‘Give dormant assets to community charities to create £40m per year’

25 Sep 2017 News

Fergus Burnett

Sector infrastructure bodies have called on the chancellor to give community charities the £1bn or more expected to be raised from dormant assets, to generate £40m a year for the sector.

The proposals are included in a letter to the Chancellor, Philip Hammond, from Sir Stuart Etherington, chief executive of NCVO, Vicky Browning, chief executive of Acevo and Fabian French, chief executive of UKCF.

The letter has also called for a successor to the European Social Fund, which has previously offered EU grant funding to the sector. The fund has previously been estimated to be worth up to £500m over seven years.

In the letter to Hammond they underline that: “Our proposals do not require additional funding from the Exchequer.”

Dormant assets

Charities said that dormant assets, which a recent commission estimated to be between £1bn and £2bn, should be used to “strengthen local philanthropy”. 

The Dormant Asset Commission published its report in the spring and Rob Wilson, then minister for civil society, said it would be used for good causes.

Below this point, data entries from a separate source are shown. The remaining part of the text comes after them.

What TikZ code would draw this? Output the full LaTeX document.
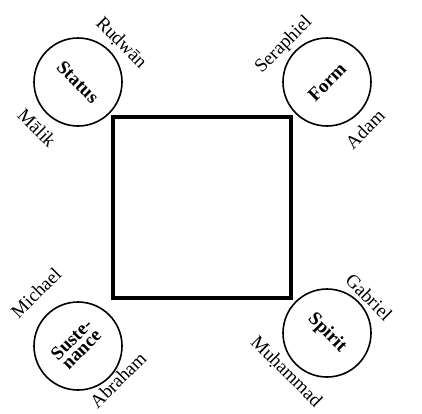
\documentclass[tikz,border=0pt]{standalone}
\usepackage{fontspec}
\setmainfont{Liberation Serif}
\usepackage{tikz}

\begin{document}
\begin{tikzpicture}[x=1pt,y=-1pt,
    realm/.style={draw,circle,line width=1.6pt,minimum size=88pt,inner sep=0pt,font=\fontsize{19}{19}\selectfont\bfseries,align=center},
    angel/.style={font=\fontsize{19}{19}\selectfont,inner sep=0pt}]
    \useasboundingbox (0,0) rectangle (422,413);

    % Central square
    \draw[line width=3.8pt] (113,117) rectangle (291,298);

    % Realms
    \node[realm] (status) at (78,82) {\rotatebox{-45}{Status}};
    \node[realm] (form) at (327,82) {\rotatebox{45}{Form}};
    \node[realm] (sustenance) at (78,346) {\rotatebox{45}{\begin{tabular}{@{}c@{}}Suste-\\[-5pt]nance\end{tabular}}};
    \node[realm] (spirit) at (327,333) {\rotatebox{-45}{Spirit}};

    % Angels and prophets
    \node[angel,rotate=-45] (rudwan) at (121,43) {Ruḍwān};
    \node[angel,rotate=-45] (malik) at (37,128) {Mālik};
    \node[angel,rotate=45] (seraphiel) at (284,45) {Seraphiel};
    \node[angel,rotate=45] (adam) at (365,129) {Adam};
    \node[angel,rotate=45] (michael) at (36,293) {Michael};
    \node[angel,rotate=45] (abraham) at (118,380) {Abraham};
    \node[angel,rotate=-45] (gabriel) at (369,297) {Gabriel};
    \node[angel,rotate=-45] (muhammad) at (286,372) {Muḥammad};
\end{tikzpicture}
\end{document}
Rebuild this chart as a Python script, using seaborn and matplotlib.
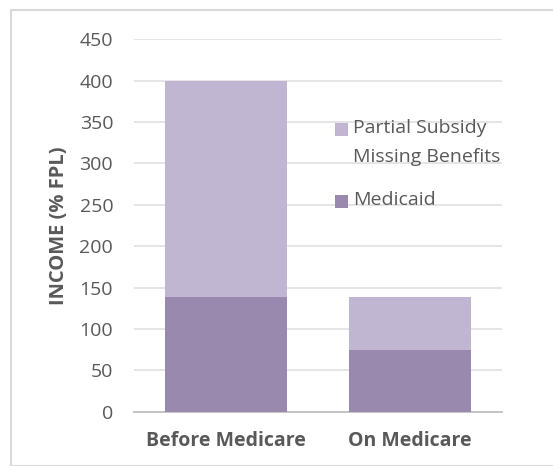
import matplotlib
matplotlib.use("Agg")
import matplotlib.pyplot as plt
import seaborn as sns
import pandas as pd
from matplotlib.patches import Rectangle

categories = ["Before Medicare", "On Medicare"]
medicaid = [138, 75]
partial_missing = [262, 64]
yticks = [0, 50, 100, 150, 200, 250, 300, 350, 400, 450]
legend_labels = ["Partial Subsidy\nMissing Benefits", "Medicaid"]
y_title = "INCOME (% FPL)"

sns.set_theme(style="white")
plt.rcParams['font.family'] = ['Open Sans', 'DejaVu Sans']

light = "#C1B6D1"
dark = "#9A89AE"
tc = "#595959"
W, H = 553, 466

df = pd.DataFrame({
    "cat": categories,
    "medicaid": medicaid,
    "total": [m + p for m, p in zip(medicaid, partial_missing)],
})

fig = plt.figure(figsize=(5.53, 4.66), dpi=100)
ax = fig.add_axes([134/W, 1 - 411.7/H, 368/W, (411.7 - 39.3)/H])

sns.barplot(data=df, x="cat", y="total", color=light, saturation=1, width=0.667,
            linewidth=0, edgecolor="none", ax=ax, zorder=2)
sns.barplot(data=df, x="cat", y="medicaid", color=dark, saturation=1, width=0.667,
            linewidth=0, edgecolor="none", ax=ax, zorder=3)

ax.set_xlim(-0.5, 1.5)
ax.set_ylim(0, 450)
ax.set_yticks(yticks)
ax.yaxis.grid(True, color="#E3E3E3", linewidth=1.3, zorder=0)
ax.set_axisbelow(True)
for s in ["top", "right", "left"]:
    ax.spines[s].set_visible(False)
ax.spines["bottom"].set_color("#BFBFBF")
ax.spines["bottom"].set_linewidth(1.3)
ax.tick_params(axis="both", length=0, colors=tc, labelsize=14)
ax.tick_params(axis="y", pad=15)
ax.tick_params(axis="x", pad=14)
for lbl in ax.get_xticklabels():
    lbl.set_fontweight("bold")
    lbl.set_fontsize(14)
ax.set_xlabel("")
ax.set_ylabel("")


def px(x, y):
    return x / W, 1 - y / H


fig.text(*px(59, 226), y_title, rotation=90, ha="center", va="center",
         fontsize=14.5, fontweight="bold", color=tc)

# legend (drawn manually so the swatch aligns with the first text line)
entries = [(light, legend_labels[0], 129), (dark, legend_labels[1], 201)]
for col, lab, yc in entries:
    fig.patches.append(Rectangle(px(335, yc + 6.5), 13/W, 13/H, transform=fig.transFigure,
                                 facecolor=col, edgecolor="none"))
    fig.text(*px(353, yc - 10), lab, ha="left", va="top", fontsize=14, color=tc,
             linespacing=1.82)

fig.patches.append(Rectangle((11/W, 0), 1, 1 - 10/H, transform=fig.transFigure,
                             fill=False, edgecolor="#D9D9D9", linewidth=1.5))

fig.savefig("out.png", dpi=100)
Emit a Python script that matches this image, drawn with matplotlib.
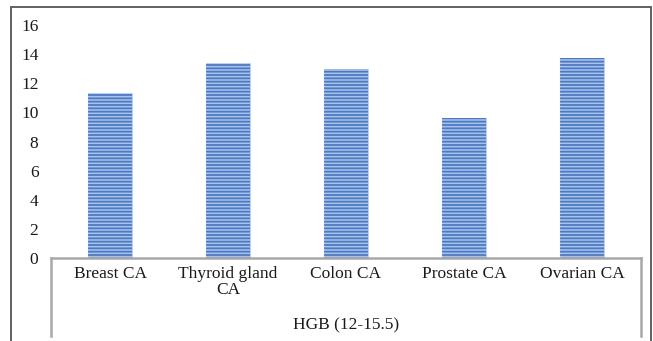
import matplotlib.pyplot as plt
from matplotlib.lines import Line2D
from matplotlib.patches import Rectangle

categories = ["Breast CA", "Thyroid gland\nCA", "Colon CA", "Prostate CA", "Ovarian CA"]
hgb_values = [11.3, 13.4, 13.0, 9.6, 13.7]
y_ticks = [0, 2, 4, 6, 8, 10, 12, 14, 16]
group_label = "HGB (12-15.5)"

plt.rcParams["font.family"] = ["Liberation Serif", "DejaVu Serif"]
plt.rcParams["hatch.linewidth"] = 1.3

W, H = 653, 341
fig = plt.figure(figsize=(W / 100, H / 100), dpi=100)

# axes in pixel terms: x 51..641, y 25..258 (from top)
ax = fig.add_axes([51 / W, 1 - 258 / H, 590 / W, 233 / H])
xs = range(len(categories))
# light base, then dark horizontal stripes on top
ax.bar(xs, hgb_values, width=0.38, color="#a9c2ea", edgecolor="#bcd0ef", linewidth=0.8)
ax.bar(xs, hgb_values, width=0.38, color="none", edgecolor="#4d7bc3",
       linewidth=0, hatch="-----")
ax.set_xlim(-0.5, len(categories) - 0.5)
ax.set_ylim(0, 16)
ax.set_yticks(y_ticks)
ax.set_yticklabels([str(t) for t in y_ticks], fontsize=12.5, color="#1a1a1a")
ax.tick_params(axis="y", length=0, pad=9)
ax.set_xticks(list(xs))
ax.set_xticklabels(categories, fontsize=12.5, linespacing=1.0, color="#1a1a1a")
ax.tick_params(axis="x", length=0, pad=6)
for s in ax.spines.values():
    s.set_visible(False)

# category box under the plot
box_col = "#a8a8a8"
x0, x1, yt, yb = 51 / W, 641 / W, 1 - 258 / H, 1 - 336 / H
fig.add_artist(Line2D([x0, x1], [yt, yt], color=box_col, lw=1.8, transform=fig.transFigure))
fig.add_artist(Line2D([x0, x0], [yt, yb], color=box_col, lw=1.8, transform=fig.transFigure))
fig.add_artist(Line2D([x1, x1], [yt, yb], color=box_col, lw=1.8, transform=fig.transFigure))
fig.text((51 + 641) / 2 / W, 1 - 325 / H, group_label, ha="center", va="center",
         fontsize=12.5, color="#1a1a1a")

# outer chart frame
fig.add_artist(Rectangle((11 / W, -0.05), (651 - 11) / W, 1 - 7 / H + 0.05,
                         fill=False, edgecolor="#555555", lw=1.3, transform=fig.transFigure))

fig.savefig("out.png", dpi=100)
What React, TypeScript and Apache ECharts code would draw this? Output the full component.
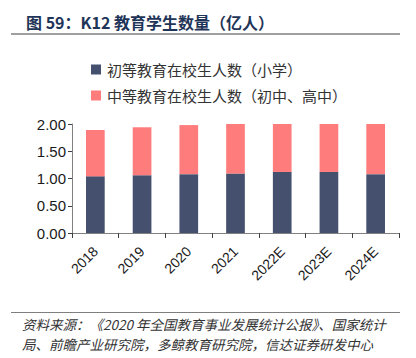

But the government is yet to reveal how it plans to do this. 

Charity leaders called on the government to invest it in “local philanthropic institutions, such as community foundations and local funders, to help fund small and local charities now and in the future”.

They predicted that investing £1bn this way could generate £40m per year for local grantmaking. 

“Widening the network of endowed community foundations, and increasing the level of capital they hold, will generate investment returns from which small and local charities can be grant funded.

“At a time when local authority grants to charities are in decline, this is an opportunity to address the sustainability of small charities so they can continue to support and help communities create opportunities for themselves well into the future,” the letter said.

It said that this could be even more if match funding from philanthropists was sought and highlighted a previous successful match funding initiative, the Endowment Match Challenge when £100m of philanthropic capital was generated with a £50m match from government.

Successor to the ESF 

The letter also said that when the UK leaves the European Union the money that would have gone to the European Social Fund should be used to create a similar fund which “builds on the best aspects of ESF while addressing the design flaws which have led to wasteful bureaucracy”. 

They highlighted that the Conservative Party’s election manifesto included a commitment to set up a UK Shared Prosperity Fund and has sent the government proposals for how a social fund aspect could be included in this.